O empresariado justifica a recusa em colaborar sob o argumento de que, se o time fica muito tempo sem atuar. a marca do seu negócio não é vista pelo público, como não é mostrada pela televisão. Beneficiada com isenção fiscal concedida pelo município, uma grande loja instalada no comércio conquistense poderia aplicar em publicidade parte dos seus lucros, inserindo sua marca no uniforme do Conquista, como vem fazendo em clubes do interior do país, como o vôlei feminino de Brusque, em Santa Catarina.
Um dos maiores “adversários” do futebol brasileiro, responsável pelo decréscimo técnico das nossas equipes, sem distinção, é o chamado “time das despesas”. O boletim financeiro do jogo Jequié x Jacuipense, pela última rodada da fase de classificação do Campeonato Baiano, emitido pela FBF, mostra que 2.208 pessoas foram ao Estádio Waldomiro Borges, deixando nas bilheterias R$ 12.340. O visitante voltou à sua cidade de mãos vazias e o mandante, depois de somadas as despesas, teve um prejuízo de R$ 12.340.
Diante desse cenário, qualquer tipo de espetáculo para o público, seja teatro, música ou futebol, a tendência é deixar o palco.
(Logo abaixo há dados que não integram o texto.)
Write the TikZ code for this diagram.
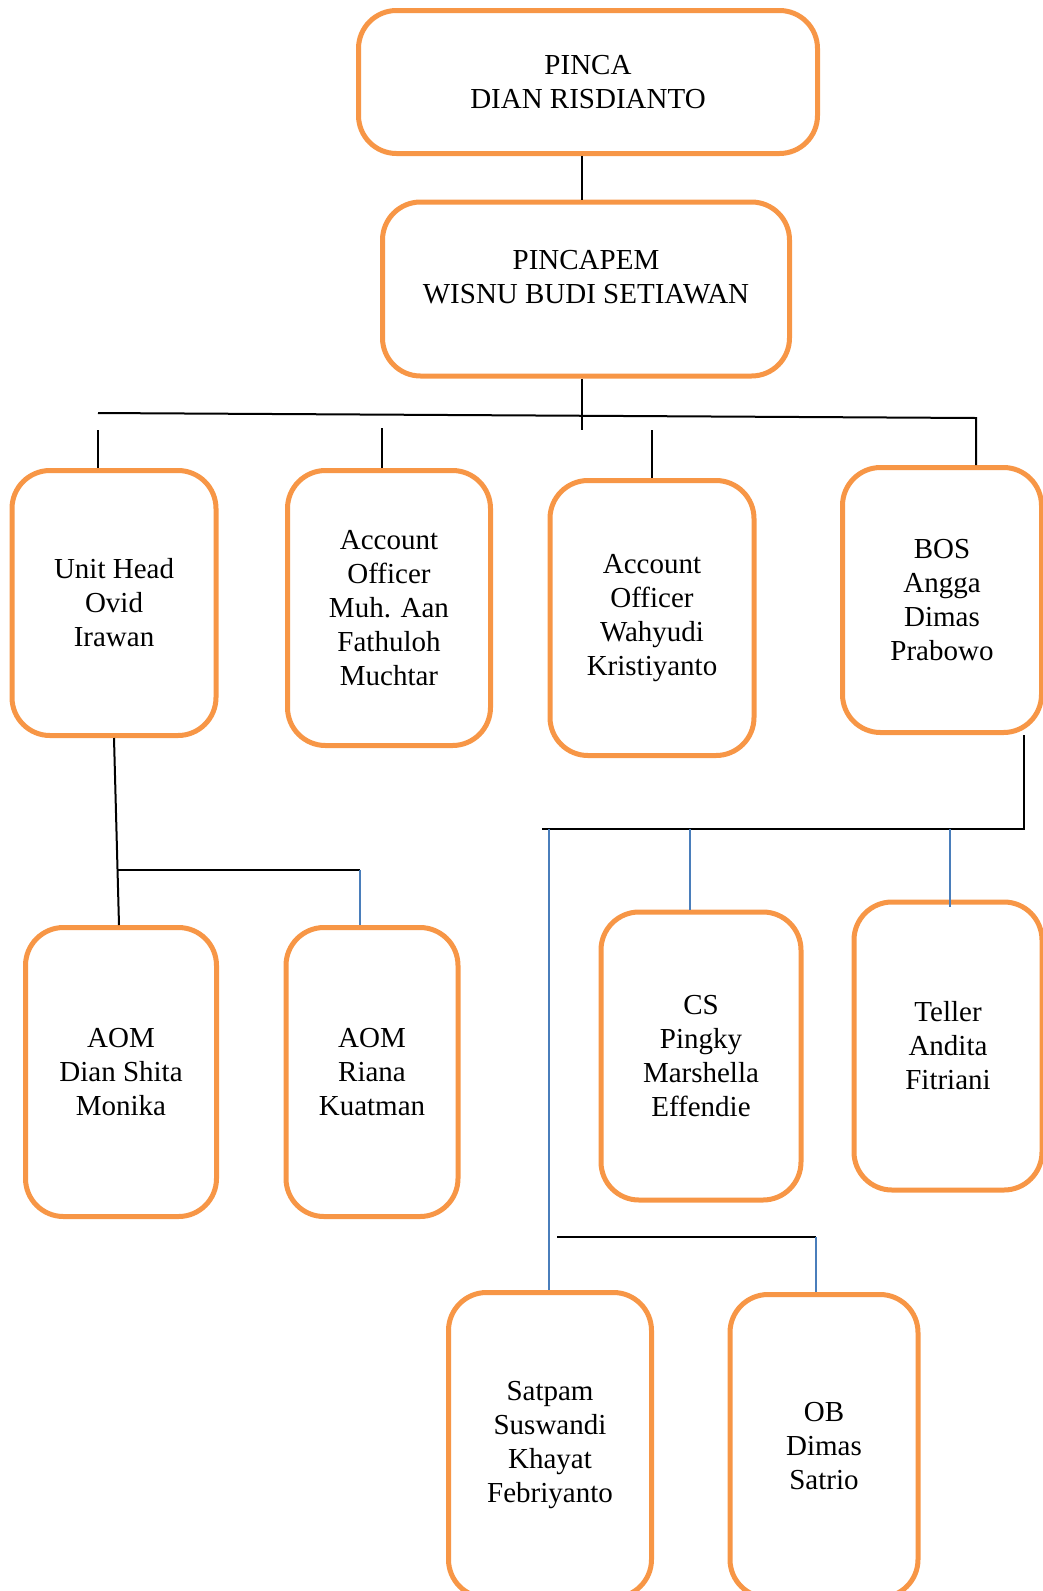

Há necessidade de se buscar novas fontes de renda, como vender suas revelações antes do término do contrato, aceitar propostas, até desvantajosas, de bilionários europeus e xeques árabes, submetendo-se ao capitalismo internacional selvagem, transformar-se em sociedade anônima com direito somente a 10% das ações; receber e agradecer o dinheiro dos sócios, dos patrocinadores, das casas de apostas e de sites de encontros amorosos, e o pago pelas TVS a título de direito de imagem.
No Brasil, o torcedor padrão é o que recebe um salário mínimo, – o “0 geraldino” -, aquele que está deixando de ir aos estádios – um público de 40 mil pessoas é manchete dos jornais – , porque não tem recursos para adquirir um ingresso, cujo preço está fora do seu orçamento. O show não conta mais com bons artistas. Termina presenciando agressões, sob a complacência dos árbitros, e, nas arquibancadas e imediações dos estádios, batalhas, até com uso de armas de fogo, de torcidas organizadas.